Archive for March, 2006

Website oversight on LinkedIn

Friday, March 31st, 2006

So I’m enjoying LinkedIn and it is a great way to keep in touch with some of the folks I have been in infrequent contact with. However, there’s one small niggle when inviting people… you can’t choose the source email address. I loved it when they added additonal emails, since it made my account management easier. It just wasn’t thought through all the way. Some people will have a whitelist on or know about only my secondary (business) email address but not on my home (primary), and I can’t get the invitation to send with the reply email I want.

The solution is easy: let users select which email to send from as part of the invitation. One more field and bingo! you’re good.

In addition, my apologies for not posting more recently. It’s been really busy and I will be catching up soon.

Bad Banking Error

Monday, March 13th, 2006

I recently opened an account at Bank of America, using their online application. It was slow, painful, and not a process I will do again any time soon. It couldn’t reference any of my current data with them so I had to reenter all my address and other personal information. Bad customer service, even if there are good security reasons for some obstacles.

The cherry on top of my grousing sundae came at the end of the transaction. I wanted to transfer in the money to open the account from an external bank, and I wanted to put in enough money to avoid bank fees. Easy enough, put 1000 into the first box and 300 in the second, then routing number over here and bingo!

An error message. Not the error you’d expect, though…

Fund Your Accounts

Error
There was a problem processing your request.
Some fields may have been left blank or incorrectly filled in. Please review the form to ensure that all fields are properly completed.
# The initial deposit for Standard Checking must be between 100 and 100.
# The initial deposit for Regular Savings must be between 100 and 100.

Ummm… you’re kidding, right? I can only fill in 100 for my initial deposit, not more and not less? OK, not less I understand, but you really don’t want more of my money at your bank? Isn’t that the point of the promotion that brought me to your site?

Worse, there was no such issue when I chose another initial payment method. It’s apparently a niche issue and is really bad service, as well as a QA oversight.

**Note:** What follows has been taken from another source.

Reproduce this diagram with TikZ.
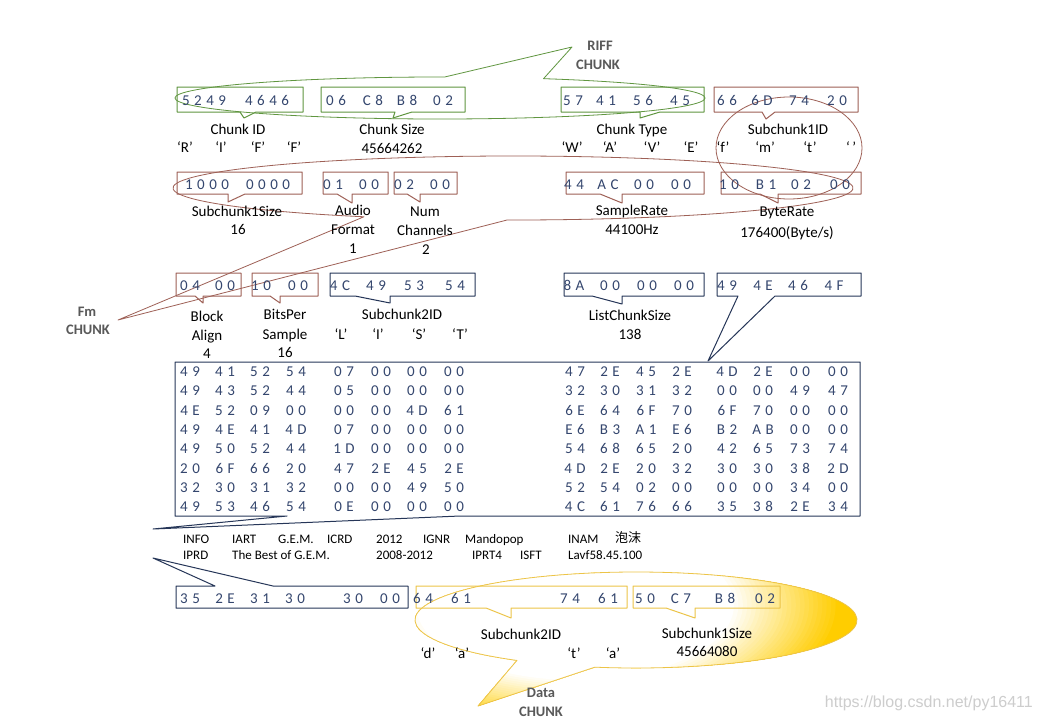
\documentclass[tikz,border=0pt]{standalone}
\usepackage{fontspec}
\setmainfont{Carlito}
\newfontfamily\hexfont{Carlito}[LetterSpace=30]
\newfontfamily\cjk{Noto Sans CJK SC}
\newfontfamily\wmfont{Liberation Sans}
\usetikzlibrary{calc}
\definecolor{hexc}{RGB}{52,70,110}
\definecolor{grn}{RGB}{96,150,64}
\definecolor{brn}{RGB}{158,96,86}
\definecolor{nvy}{RGB}{38,54,88}
\definecolor{gld}{RGB}{236,196,72}
\definecolor{yel}{RGB}{255,205,0}
\definecolor{lblc}{RGB}{89,89,89}
\definecolor{wmc}{RGB}{205,205,205}
\newcommand\cbox[9]{\draw[#1] (#2,#3) -- (#4,#3) -- (#4,#5) -- (#7,#5) -- (#8,#9) -- (#6,#5) -- (#2,#5) -- cycle;}
\tikzset{
  lab/.style={font=\fontsize{15}{15}\selectfont, inner sep=0pt, text height=10pt, text depth=3pt},
  hx/.style={font=\hexfont\fontsize{15}{15}\selectfont, text=hexc, inner sep=0pt, xshift=-2pt, text height=10pt, text depth=0pt},
  info/.style={font=\fontsize{13}{13}\selectfont, inner sep=0pt, anchor=west, text height=9pt, text depth=3pt},
  chunk/.style={font=\bfseries\fontsize{14.5}{14.5}\selectfont, text=lblc, inner sep=0pt, text height=10pt, text depth=0pt},
  gbox/.style={draw=grn, line width=1pt},
  bbox/.style={draw=brn, line width=1pt},
  nbox/.style={draw=nvy, line width=1pt},
  ybox/.style={draw=gld, line width=1pt},
}
\begin{document}
\begin{tikzpicture}[x=1pt,y=-1pt,line join=round]
\useasboundingbox (0,0) rectangle (1040,720);
\fill[white] (0,0) rectangle (1040,720);

% yellow data callout, gradient simulated by concentric bands
\begin{scope}
  \clip (636,620) ++(122.6:221 and 48) arc[start angle=122.6, end angle=460.7, x radius=221, y radius=48] -- (478,706) -- cycle;
  \fill[yel] (400,560) rectangle (870,712);
  \foreach \k in {0,...,24} {
    \pgfmathsetmacro\sc{1-0.40*\k/24}
    \pgfmathtruncatemacro\pc{100-100*\k/24}
    \fill[yel!\pc!white] (575,605) ellipse[x radius={265*\sc}, y radius={125*\sc}];
  }
\end{scope}
\draw[gld, line width=0.8pt] (636,620) ++(122.6:221 and 48) arc[start angle=122.6, end angle=460.7, x radius=221, y radius=48] -- (478,706) -- cycle;

% green RIFF callout
\draw[grn, line width=0.8pt] (440,98) ++(293:265 and 21) arc[start angle=293, end angle=631, x radius=265, y radius=21] -- (572,47) -- cycle;
% brown fm callout
\draw[brn, line width=0.8pt] (513,188) ++(116:340 and 32) arc[start angle=116, end angle=451, x radius=340, y radius=32] -- (118,320) -- cycle;
\draw[brn, line width=0.8pt] (789,148) ellipse[x radius=73, y radius=51];

% row 1 boxes
\cbox{gbox}{177}{87}{303}{112}{240}{256}{244}{118}
\cbox{gbox}{321}{87}{465}{112}{395}{412}{393}{118}
\cbox{gbox}{561}{87}{704}{112}{640}{660}{640}{118}
\cbox{bbox}{714}{87}{858}{112}{762}{775}{766}{119}
% row 2 boxes
\cbox{bbox}{177}{172}{302}{194}{228}{245}{228}{202}
\cbox{bbox}{323}{172}{388}{194}{337}{352}{352}{203}
\cbox{bbox}{394}{172}{457}{194}{407}{420}{420}{202}
\cbox{bbox}{566}{172}{704}{194}{600}{622}{622}{203}
\cbox{bbox}{721}{172}{861}{194}{760}{778}{778}{203}
% row 3 boxes
\cbox{bbox}{176}{273}{241}{296}{195}{203}{203}{303}
\cbox{bbox}{252}{273}{318}{296}{270}{280}{280}{303}
\cbox{nbox}{330}{273}{475}{296}{355}{390}{390}{303}
\cbox{nbox}{564}{273}{704}{296}{592}{622}{622}{304}
\cbox{nbox}{717}{273}{861}{296}{738}{775}{708}{361}
% data box
\draw[nbox] (175,362) -- (860,362) -- (860,516) -- (460,516) -- (153,529) -- (287,516) -- (175,516) -- cycle;
% bottom boxes
\draw[nbox] (176,586) -- (215,586) -- (153,558) -- (273,586) -- (408,586) -- (408,608) -- (176,608) -- cycle;
\cbox{ybox}{416}{586}{627}{608}{486}{511}{511}{618}
\cbox{ybox}{633}{586}{780}{608}{666}{695}{695}{618}

% hex texts row 1
\node[hx] (h1a) at (206,100) {5249};
\node[hx] (h1b) at (269,100) {4646};
\foreach \x/\t [count=\i] in {338/06,375/C8,409/B8,445/02,575/57,608/41,645/56,682/45,729/66,764/6D,801/74,839/20}
  \node[hx] (r1-\i) at (\x,100) {\t};
% row 2
\node[hx] (h2a) at (209,184) {1000};
\node[hx] (h2b) at (270,184) {0000};
\foreach \x/\t [count=\i] in {335/01,371/00,406/02,442/00,576/44,610/AC,646/00,683/00,731/10,768/B1,803/02,842/00}
  \node[hx] (r2-\i) at (\x,184) {\t};
% row 3
\foreach \x/\t [count=\i] in {192/04,227/00,263/10,300/00,342/4C,378/49,416/53,457/54,576/8A,612/00,649/00,686/00,729/49,765/4E,800/46,836/4F}
  \node[hx] (r3-\i) at (\x,285) {\t};
% data rows
\foreach \row [count=\r] in {
 {49,41,52,54,07,00,00,00,47,2E,45,2E,4D,2E,00,00},
 {49,43,52,44,05,00,00,00,32,30,31,32,00,00,49,47},
 {4E,52,09,00,00,00,4D,61,6E,64,6F,70,6F,70,00,00},
 {49,4E,41,4D,07,00,00,00,E6,B3,A1,E6,B2,AB,00,00},
 {49,50,52,44,1D,00,00,00,54,68,65,20,42,65,73,74},
 {20,6F,66,20,47,2E,45,2E,4D,2E,20,32,30,30,38,2D},
 {32,30,31,32,00,00,49,50,52,54,02,00,00,00,34,00},
 {49,53,46,54,0E,00,00,00,4C,61,76,66,35,38,2E,34}}
{
  \foreach \b [count=\c] in \row {
    \pgfmathsetmacro\xx{{192,227,262,298,346,383,419,456,577,612,648,684,729,765,802,840}[\c-1]}
    \node[hx] (d-\r-\c) at (\xx,{371.5+(\r-1)*19.3}) {\b};
  }
}
% bottom hex
\foreach \x/\t [count=\i] in {192/35,227/2E,262/31,297/30,355/30,392/00,425/64,463/61,572/74,610/61,647/50,683/C7,727/B8,767/02}
  \node[hx] (r4-\i) at (\x,598) {\t};

% labels row 1
\node[lab] (l1) at (238,131) {Chunk ID};
\node[lab] (l2) at (392,131) {Chunk Size};
\node[lab] (l3) at (632,131) {Chunk Type};
\node[lab] (l4) at (788,131) {Subchunk1ID};
\node[lab] (l5) at (392,150) {45664262};
\foreach \x/\t [count=\i] in {185/R,221/I,258/F,294/F,572/W,610/A,652/V,691/E,723/f,765/m,810/t}
  \node[lab] (q1-\i) at (\x,149) {‘\t’};
\node[lab] (q1-sp) at (851,149) {‘\,’};
% labels row 2
\node[lab] (l6) at (237,213) {Subchunk1Size};
\node[lab] (l7) at (238,231) {16};
\node[lab] (l8) at (353,212) {Audio};
\node[lab] (l9) at (353,231) {Format};
\node[lab] (l10) at (353,250) {1};
\node[lab] (l11) at (425,213) {Num};
\node[lab] (l12) at (425,232) {Channels};
\node[lab] (l13) at (426,251) {2};
\node[lab] (l14) at (632,212) {SampleRate};
\node[lab] (l15) at (632,231) {44100Hz};
\node[lab] (l16) at (787,213) {ByteRate};
\node[lab] (l17) at (787,234) {176400(Byte/s)};
% labels row 3
\node[lab] (l18) at (207,318) {Block};
\node[lab] (l19) at (207,337) {Align};
\node[lab] (l20) at (207,355) {4};
\node[lab] (l21) at (285,316) {BitsPer};
\node[lab] (l22) at (285,336) {Sample};
\node[lab] (l23) at (285,354) {16};
\node[lab] (l24) at (402,316) {Subchunk2ID};
\foreach \x/\t [count=\i] in {341/L,378/I,419/S,460/T}
  \node[lab] (q3-\i) at (\x,336) {‘\t’};
\node[lab] (l25) at (630,317) {ListChunkSize};
\node[lab] (l26) at (630,336) {138};
% info lines
\node[info] (i1) at (183,540) {INFO};
\node[info] (i2) at (232,540) {IART};
\node[info] (i3) at (278,540) {G.E.M.};
\node[info] (i4) at (327,540) {ICRD};
\node[info] (i5) at (376,540) {2012};
\node[info] (i6) at (423,540) {IGNR};
\node[info] (i7) at (465,540) {Mandopop};
\node[info] (i8) at (568,540) {INAM};
\node[info, font=\cjk\fontsize{13}{13}\selectfont] (i9) at (615,539) {泡沫};
\node[info] (i10) at (183,556) {IPRD};
\node[info] (i11) at (232,556) {The Best of G.E.M.};
\node[info] (i12) at (376,556) {2008-2012};
\node[info] (i13) at (472,556) {IPRT4};
\node[info] (i14) at (520,556) {ISFT};
\node[info] (i15) at (568,556) {Lavf58.45.100};
% bottom labels
\node[lab] (l27) at (521,636) {Subchunk2ID};
\foreach \x/\t [count=\i] in {428/d,462/a,574/t,613/a}
  \node[lab] (q4-\i) at (\x,655) {‘\t’};
\node[lab] (l28) at (707,635) {Subchunk1Size};
\node[lab] (l29) at (707,653) {45664080};
% chunk names
\node[chunk] (c1) at (600,45) {RIFF};
\node[chunk] (c2) at (598,64) {CHUNK};
\node[chunk] (c3) at (87,311) {Fm};
\node[chunk] (c4) at (88,329) {CHUNK};
\node[chunk] (c5) at (541,692) {Data};
\node[chunk] (c6) at (541,711) {CHUNK};
% watermark
\node[font=\wmfont\fontsize{16}{16}\selectfont, text=wmc, anchor=east, inner sep=0pt] (wm) at (1033,703) {https://blog.csdn.net/py16411};
\end{tikzpicture}
\end{document}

The punchline came when I walked into the branch to deliver my opening balance check. The account rep visibly winced as I told her a small portion of the story, and said I should come into the branch next time so they could save me time and headache. She said the system wasn’t that good.

Boy, and I thought my PR department had issues.

Windows XP crash analyst needs analyzing

Sunday, March 5th, 2006

So my laptop OS has crashed a number of times in its brief lifetime, and each time I have let the recovery program send the data back to Microsoft. Usually, this is no big deal, and I’m happy to be a good beta tester – even though I’m using Windows XP Pro, a product that shouldn’t be this buggy after service packing. However, I had an episode that shows that the user experience guys didn’t look very hard at the crash analysis/data gathering program.

I was riding BART and my machine died. I was heading through the usual screens (why does this first one default to Don’t Send? How many users will just press Enter and not care which option is used? As a software guy, at least try and increase the odds of submission…)

Crash analysis screenshot 1

Since I wasn’t online, I got the Connect First screen. No problem, I’ll send it when I get home. (again, Cancel is default?)

Crash analysis screenshot 2

I’ll just sleep the computer until I’m done with my evening event and get to an internet line……

Nope.

Crash analysis screenshot 3

So I have to leave my computer powered on in the car for hours, hoping the battery holds out, because I’m too stubborn to not report the error. Why should I have this problem? I’m pretty sure the first window lets me Standby when it is active, but if I agree to report then I am in one of those little-used-lightly-tested scenarios that should never have to happen. Really, you should never even get the second screen.

How to fix this? Easy… take a page from Mozilla or Apple. They’ve had crash reporting for quite a while that summarizes the data and queues it in the background, and I’ve never had an issue with it sending later. Nothing should be so critical to communicate in this application that it can’t wait until I connect to a network.